Because throughout this time of utter “unknowing,” I have seen such promise and love in this church community.

I have seen it in many ways:

I‘ve seen the patience and grace given to each other when services went online and we were all scrambling to figure out what “church” could look like at the beginning of the pandemic.

I’ve seen the honesty and courage of this church in conversations about our racial heritage and history and our own complicity in systems of oppression. In conversations that aren’t easy but that people undertook with openness and determination.

I’ve seen the caring and support among us in the person who without being asked by anyone called to check on members of the church who she knew had asthma when the wildfires were compromising air quality last summer.

I’ve seen the strong sense of community in the joyful tears that I witnessed from many of you as we were able to have communion together again for the first time since the start of the pandemic.

I’ve seen the faith and joy evident on Easter Sunday when a member — surrounded by bells and flowers and loud kids — told me she felt like she was coming alive again after two years of the pandemic and its restrictions and isolation.

I’ve seen the generosity, humor, and wisdom of clergy, staff, and parishioners as they have advised and guided me on this path.

And I’ve seen the heart of St.
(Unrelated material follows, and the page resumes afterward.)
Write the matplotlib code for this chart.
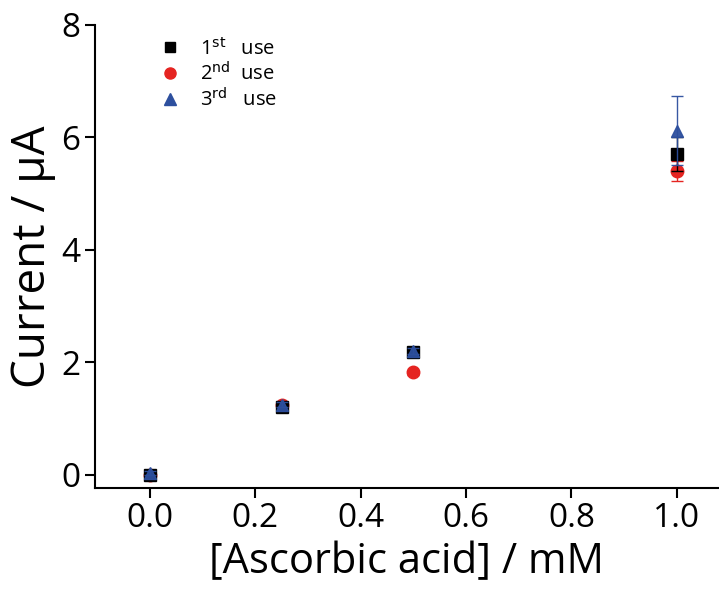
import matplotlib
matplotlib.use("Agg")
import matplotlib.pyplot as plt
from matplotlib.lines import Line2D

conc = [0.0, 0.25, 0.5, 1.0]
use1 = [0.0, 1.2, 2.18, 5.7]
use1_err = [0.03, 0.05, 0.08, 0.3]
use2 = [0.0, 1.25, 1.82, 5.4]
use2_err = [0.03, 0.05, 0.05, 0.18]
use3 = [0.03, 1.25, 2.2, 6.12]
use3_err = [0.03, 0.05, 0.05, 0.62]
labels = ['1$^{\\mathrm{st}}$   use', '2$^{\\mathrm{nd}}$  use', '3$^{\\mathrm{rd}}$   use']

plt.rcParams['font.family'] = ['Open Sans', 'DejaVu Sans']

fig = plt.figure(figsize=(7.19, 5.92), dpi=100)
ax = fig.add_axes([0.132, 0.176, 0.868, 0.782])

ax.errorbar(conc, use1, yerr=use1_err, fmt='s', color='black', ms=8, capsize=4, elinewidth=1, zorder=3)
ax.errorbar(conc, use2, yerr=use2_err, fmt='o', color='#e52421', ms=9, capsize=4, elinewidth=1, zorder=2)
ax.errorbar(conc, use3, yerr=use3_err, fmt='^', color='#2d4f9e', ms=9, capsize=4, elinewidth=1, zorder=4, alpha=0.95)

ax.set_xlim(-0.104, 1.08)
ax.set_ylim(-0.23, 8.0)
ax.set_xticks([0.0, 0.2, 0.4, 0.6, 0.8, 1.0])
ax.set_xticklabels(['0.0', '0.2', '0.4', '0.6', '0.8', '1.0'])
ax.set_yticks([0, 2, 4, 6, 8])
ax.spines['top'].set_visible(False)
ax.spines['right'].set_visible(False)
for s in ['left', 'bottom']:
    ax.spines[s].set_linewidth(1.5)
ax.tick_params(direction='out', length=7, width=1.5, labelsize=24)

ax.set_xlabel('[Ascorbic acid] / mM', fontsize=30)
ax.set_ylabel('Current / μA', fontsize=33)

handles = [
    Line2D([], [], ls='none', marker='s', color='black', ms=7),
    Line2D([], [], ls='none', marker='o', color='#e52421', ms=8),
    Line2D([], [], ls='none', marker='^', color='#2d4f9e', ms=9),
]
ax.legend(handles, labels, loc='upper left', bbox_to_anchor=(0.075, 1.012), frameon=False, fontsize=14.5,
          handlelength=1.0, handletextpad=1.0, labelspacing=0.14)

fig.savefig('out.png', dpi=100)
John’s in the complete and utter kindness and generosity this community has shown me, my wife, and our daughter as we came in your doors as complete strangers. You have made us feel so welcome here.
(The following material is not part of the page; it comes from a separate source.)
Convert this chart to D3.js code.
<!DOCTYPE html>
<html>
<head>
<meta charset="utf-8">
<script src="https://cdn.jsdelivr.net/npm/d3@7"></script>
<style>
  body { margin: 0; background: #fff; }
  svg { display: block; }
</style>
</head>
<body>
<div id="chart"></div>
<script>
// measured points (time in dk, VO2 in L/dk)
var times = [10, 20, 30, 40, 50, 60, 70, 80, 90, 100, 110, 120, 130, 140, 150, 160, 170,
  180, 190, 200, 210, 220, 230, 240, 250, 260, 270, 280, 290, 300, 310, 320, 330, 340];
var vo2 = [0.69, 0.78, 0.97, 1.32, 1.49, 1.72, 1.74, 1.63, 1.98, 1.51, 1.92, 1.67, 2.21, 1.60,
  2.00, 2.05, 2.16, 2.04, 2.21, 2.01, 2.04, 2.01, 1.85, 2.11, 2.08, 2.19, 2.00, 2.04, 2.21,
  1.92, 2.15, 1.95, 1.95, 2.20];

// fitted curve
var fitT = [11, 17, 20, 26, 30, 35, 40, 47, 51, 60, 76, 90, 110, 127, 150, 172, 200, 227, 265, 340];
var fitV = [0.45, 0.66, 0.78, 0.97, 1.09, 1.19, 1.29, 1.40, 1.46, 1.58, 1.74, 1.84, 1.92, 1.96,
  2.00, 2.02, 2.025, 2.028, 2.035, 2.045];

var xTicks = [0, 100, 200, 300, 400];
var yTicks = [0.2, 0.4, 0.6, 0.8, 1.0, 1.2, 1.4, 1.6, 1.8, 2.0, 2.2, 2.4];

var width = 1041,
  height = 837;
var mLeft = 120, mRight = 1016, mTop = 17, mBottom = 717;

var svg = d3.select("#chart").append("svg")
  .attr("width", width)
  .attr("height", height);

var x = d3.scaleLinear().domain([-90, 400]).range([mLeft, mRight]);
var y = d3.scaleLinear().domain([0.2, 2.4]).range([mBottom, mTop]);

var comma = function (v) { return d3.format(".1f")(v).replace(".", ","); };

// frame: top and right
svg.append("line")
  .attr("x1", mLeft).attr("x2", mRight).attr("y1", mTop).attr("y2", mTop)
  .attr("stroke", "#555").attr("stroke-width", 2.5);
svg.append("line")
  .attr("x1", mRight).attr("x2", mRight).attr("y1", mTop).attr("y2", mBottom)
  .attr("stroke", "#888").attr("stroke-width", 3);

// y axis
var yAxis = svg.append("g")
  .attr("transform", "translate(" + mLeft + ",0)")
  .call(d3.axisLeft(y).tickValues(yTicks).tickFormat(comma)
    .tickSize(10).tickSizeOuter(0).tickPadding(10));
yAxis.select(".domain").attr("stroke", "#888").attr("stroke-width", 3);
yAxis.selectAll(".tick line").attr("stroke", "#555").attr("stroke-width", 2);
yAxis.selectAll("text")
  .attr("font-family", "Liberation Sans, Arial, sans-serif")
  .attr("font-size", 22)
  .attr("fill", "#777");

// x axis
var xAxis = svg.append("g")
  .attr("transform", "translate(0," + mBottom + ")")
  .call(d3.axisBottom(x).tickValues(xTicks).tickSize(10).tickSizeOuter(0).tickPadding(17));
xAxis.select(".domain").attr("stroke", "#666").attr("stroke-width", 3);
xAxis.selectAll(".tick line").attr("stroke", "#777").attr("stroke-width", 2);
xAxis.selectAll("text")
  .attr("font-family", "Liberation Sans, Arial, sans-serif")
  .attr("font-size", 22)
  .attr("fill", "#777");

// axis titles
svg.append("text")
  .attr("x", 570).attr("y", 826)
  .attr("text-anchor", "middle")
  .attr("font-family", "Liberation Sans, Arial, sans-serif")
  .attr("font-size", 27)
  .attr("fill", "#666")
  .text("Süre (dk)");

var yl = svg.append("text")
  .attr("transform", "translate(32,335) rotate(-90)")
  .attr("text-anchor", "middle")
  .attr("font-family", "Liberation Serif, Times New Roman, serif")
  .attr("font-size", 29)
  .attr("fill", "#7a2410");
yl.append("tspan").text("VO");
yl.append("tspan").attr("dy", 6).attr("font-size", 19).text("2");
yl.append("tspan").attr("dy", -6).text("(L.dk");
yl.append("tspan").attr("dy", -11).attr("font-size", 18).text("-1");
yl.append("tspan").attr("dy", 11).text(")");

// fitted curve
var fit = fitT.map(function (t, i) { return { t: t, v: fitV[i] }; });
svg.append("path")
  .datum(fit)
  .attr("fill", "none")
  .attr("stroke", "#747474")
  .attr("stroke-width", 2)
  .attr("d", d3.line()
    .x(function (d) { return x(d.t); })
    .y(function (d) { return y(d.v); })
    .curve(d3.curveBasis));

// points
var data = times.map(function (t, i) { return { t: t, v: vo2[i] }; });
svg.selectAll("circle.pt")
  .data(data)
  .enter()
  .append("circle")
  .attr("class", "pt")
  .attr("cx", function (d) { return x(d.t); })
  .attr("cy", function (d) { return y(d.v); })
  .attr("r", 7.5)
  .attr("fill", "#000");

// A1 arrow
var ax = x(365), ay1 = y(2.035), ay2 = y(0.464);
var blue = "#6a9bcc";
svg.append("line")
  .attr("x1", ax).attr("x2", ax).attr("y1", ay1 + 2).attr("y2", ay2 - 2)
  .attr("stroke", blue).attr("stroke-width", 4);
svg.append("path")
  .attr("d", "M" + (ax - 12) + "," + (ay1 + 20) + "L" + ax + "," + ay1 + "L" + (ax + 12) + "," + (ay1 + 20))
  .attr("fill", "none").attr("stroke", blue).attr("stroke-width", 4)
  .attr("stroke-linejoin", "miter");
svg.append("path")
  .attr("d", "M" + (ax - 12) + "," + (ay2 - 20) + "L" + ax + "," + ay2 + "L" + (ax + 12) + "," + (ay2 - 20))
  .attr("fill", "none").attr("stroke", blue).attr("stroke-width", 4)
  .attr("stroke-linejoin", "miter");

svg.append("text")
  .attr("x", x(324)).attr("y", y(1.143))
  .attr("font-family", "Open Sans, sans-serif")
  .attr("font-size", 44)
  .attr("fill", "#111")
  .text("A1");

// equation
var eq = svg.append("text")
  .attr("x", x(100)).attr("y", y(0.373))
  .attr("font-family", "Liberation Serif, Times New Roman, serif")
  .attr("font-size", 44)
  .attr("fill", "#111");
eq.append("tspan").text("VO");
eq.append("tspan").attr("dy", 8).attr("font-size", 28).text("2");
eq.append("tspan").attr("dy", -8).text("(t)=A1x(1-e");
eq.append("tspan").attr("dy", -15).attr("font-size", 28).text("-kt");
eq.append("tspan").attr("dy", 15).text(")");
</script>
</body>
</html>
This is a still a time of great uncertainty. We still do not know what the future of our world looks like. This church, like all churches, is looking at its future and wondering what the next years will bring. On a personal level, I do not leave here with a concrete idea about what the future holds for my role in the church, whether it be as a parish priest, a chaplain in a hospital or retirement home, an organizer for a faith-based organization, or another role I have yet to discern.

Perhaps some of you are experiencing a similar uncertainty as you think about next steps in your own lives, or in the life of St. John’s. For this parish there will be much to think about for the future and many moments of uncertainty we move into the next chapter of this community.

What is clear to me, though, is that St. John’s will continue to hold onto many of the things that are so foundational to this place: Finding and honoring the sacredness of all people. Staying focused on the world outside these walls, not just what happens inside this building. Really knowing and loving each other, deepening long-standing relationships and forming new ones, supporting each other through difficult times and celebrating in the joyful ones.

In the midst of both the known and the unknown, I pray that we can all continue to look for the love and the promise around us. That we can trust that Jesus’s words to the disciples – that the Holy Spirit is with them and will guide them in the way of love – holds equally true for us. And that we can find comfort and hope when he tells us: “Do not let your hearts be troubled, and do not let them be afraid.”

I pray in thanksgiving for all of you and for this community. I leave filled with deep gratitude for all I have experienced here and with hope for the future of this loving community.